* _REQUIRED WORK_
Go through the listing and copy each line with the string "this".

───── LISTED RECORDS ─────

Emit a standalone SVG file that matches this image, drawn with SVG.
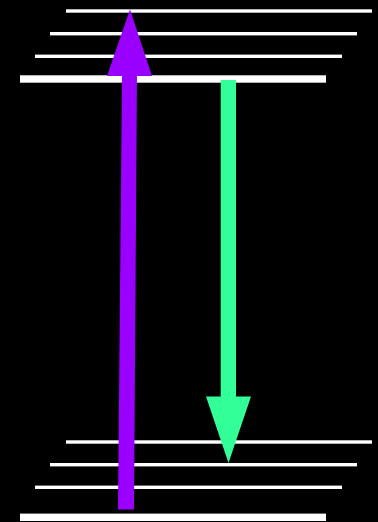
<svg xmlns="http://www.w3.org/2000/svg" width="378" height="522" viewBox="0 0 378 522">
<style>
.lvl{fill:#ffffff}
.abs{fill:#9900ff}
.em{fill:#33ff99}
</style>
<rect width="378" height="522" fill="#000000"/>
<g id="upper-levels">
<rect class="lvl" x="66" y="9.3" width="306" height="3.4"/>
<rect class="lvl" x="50" y="32" width="307" height="3.4"/>
<rect class="lvl" x="35" y="54.6" width="307" height="3.4"/>
<rect class="lvl" x="20" y="75.3" width="306" height="7.4"/>
</g>
<g id="lower-levels">
<rect class="lvl" x="66" y="440.3" width="306" height="3.4"/>
<rect class="lvl" x="50" y="463" width="307" height="3.4"/>
<rect class="lvl" x="35" y="485.6" width="307" height="3.4"/>
<rect class="lvl" x="20" y="513.6" width="306" height="7.4"/>
</g>
<g id="connectors">
<g id="absorption">
<polygon class="abs" points="118,509.5 134,509.5 137,74 122,74"/>
<polygon class="abs" points="130,9.5 152,76 107,76"/>
</g>
<g id="emission">
<rect class="em" x="220.7" y="80" width="15.3" height="318"/>
<polygon class="em" points="206,396.5 251,396.5 228.5,463"/>
</g>
</g>
</svg>
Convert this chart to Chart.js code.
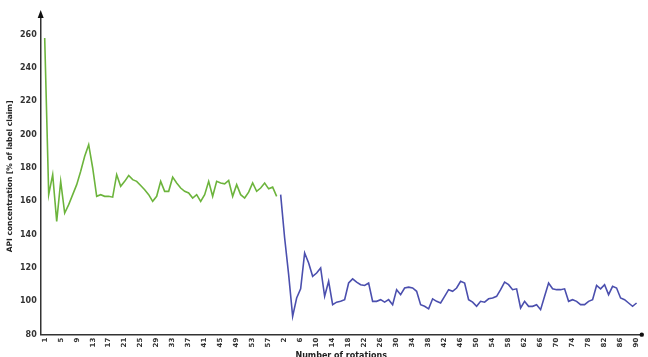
<!DOCTYPE html>
<html>
<head>
<meta charset="utf-8">
<script src="https://cdn.jsdelivr.net/npm/chart.js@4.4.1/dist/chart.umd.min.js"></script>
<style>
  body { margin: 0; background: #fff; }
  #wrap { width: 648px; height: 357px; }
</style>
</head>
<body>
<div id="wrap"><canvas id="apiChart"></canvas></div>
<script>
// rotations, first run (green) and second run (blue)
let greenLabels = [];
for (let i = 1; i <= 59; i++) greenLabels.push(String(i));
let blueLabels = [];
for (let i = 1; i <= 90; i++) blueLabels.push(String(i));

let greenValues = [
    258, 164, 176, 148, 172, 153, 158, 164, 170, 178,
    187, 194, 180, 163, 164, 163, 163, 162.5, 176, 169,
    172, 175.5, 173, 172, 169.5, 167, 164, 160, 163, 172,
    166, 166, 174.5, 171, 168, 166, 165, 162, 164, 160,
    164, 172, 163, 172, 171, 170.5, 172.5, 163, 170, 164,
    162, 165.5, 171, 166, 168, 171, 167.5, 168.5, 163
];
let blueValues = [
    164, 138, 116, 91, 102, 107.5, 129, 123, 115, 117,
    120, 103, 112, 98, 99.5, 100, 101, 111, 113.5, 111.5,
    110, 109.5, 111, 100, 100, 101, 99.5, 101, 98, 107,
    104, 108, 108.5, 108, 106, 98, 97, 95.5, 101.5, 100,
    99, 103, 107, 106, 108, 112, 111, 101, 99.5, 97,
    100, 99.5, 101.5, 102, 103, 107, 111.5, 110, 107, 107.5,
    96, 100, 97, 97, 98, 95, 103, 111, 107.5, 107,
    107, 107.5, 100, 101, 100, 98, 98, 100, 101, 109.5,
    107.5, 110, 104, 109, 108, 102, 101, 99, 97, 99
];
let yTicks = [80, 100, 120, 140, 160, 180, 200, 220, 240, 260];

let allLabels = greenLabels.concat(blueLabels);
let greenPoints = greenValues.map((v, i) => ({ x: i, y: v }));
let bluePoints = blueValues.map((v, i) => ({ x: greenValues.length + i, y: v }));

// arrow head on the y axis and end mark on the x axis
const axisArrows = {
    id: 'axisArrows',
    afterDraw(chart) {
        const ctx = chart.ctx;
        const a = chart.chartArea;
        ctx.save();
        ctx.strokeStyle = '#222';
        ctx.fillStyle = '#111';
        ctx.lineWidth = 1.5;
        ctx.beginPath();
        ctx.moveTo(a.left, a.top);
        ctx.lineTo(a.left, a.top - 2);
        ctx.stroke();
        ctx.beginPath();
        ctx.moveTo(a.left, a.top - 8);
        ctx.lineTo(a.left - 3, a.top);
        ctx.lineTo(a.left + 3, a.top);
        ctx.closePath();
        ctx.fill();
        ctx.beginPath();
        ctx.arc(a.right, a.bottom, 2.2, 0, Math.PI * 2);
        ctx.fill();
        ctx.restore();
    }
};

let ctx = document.getElementById('apiChart').getContext('2d');

let apiChart = new Chart(ctx, {
    type: 'line',
    data: {
        datasets: [{
            label: 'run 1',
            data: greenPoints,
            borderColor: '#6cb43c',
            borderWidth: 1.6,
            pointRadius: 0,
            tension: 0
        }, {
            label: 'run 2',
            data: bluePoints,
            borderColor: '#4b4fae',
            borderWidth: 1.6,
            pointRadius: 0,
            tension: 0
        }]
    },
    options: {
        responsive: true,
        maintainAspectRatio: false,
        animation: false,
        layout: { padding: { top: 18, right: 3, left: 6, bottom: -4 } },
        plugins: {
            legend: { display: false },
            tooltip: { enabled: false }
        },
        scales: {
            x: {
                type: 'linear',
                min: -1,
                max: 149.3,
                grid: { display: false, drawTicks: false },
                border: { color: '#333', width: 1.5 },
                afterBuildTicks: (scale) => {
                    let t = [];
                    for (let i = 0; i < allLabels.length; i += 4) t.push({ value: i });
                    scale.ticks = t;
                },
                ticks: {
                    autoSkip: false,
                    minRotation: 90,
                    maxRotation: 90,
                    padding: 3,
                    color: '#333',
                    font: { family: 'DejaVu Sans', size: 7, weight: 'bold' },
                    callback: (v) => allLabels[v]
                },
                title: {
                    display: true,
                    text: 'Number of rotations',
                    color: '#222',
                    font: { family: 'DejaVu Sans', size: 8, weight: 'bold' },
                    padding: { top: 1, bottom: 0 }
                }
            },
            y: {
                min: 80,
                max: 270,
                grid: { display: false, drawTicks: false },
                border: { color: '#333', width: 1.5 },
                afterBuildTicks: (scale) => {
                    scale.ticks = yTicks.map(v => ({ value: v }));
                },
                ticks: {
                    padding: 4,
                    color: '#333',
                    font: { family: 'DejaVu Sans', size: 8, weight: 'bold' }
                },
                title: {
                    display: true,
                    text: 'API concentration [% of label claim]',
                    color: '#222',
                    font: { family: 'DejaVu Sans', size: 7.5, weight: 'bold' },
                    padding: { top: 0, bottom: 1 }
                }
            }
        }
    },
    plugins: [axisArrows]
});
</script>
</body>
</html>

─────

* _FINAL RESULT_
Emit a standalone SVG file that matches this image, drawn with SVG.
Convert this chart to Chart.js code.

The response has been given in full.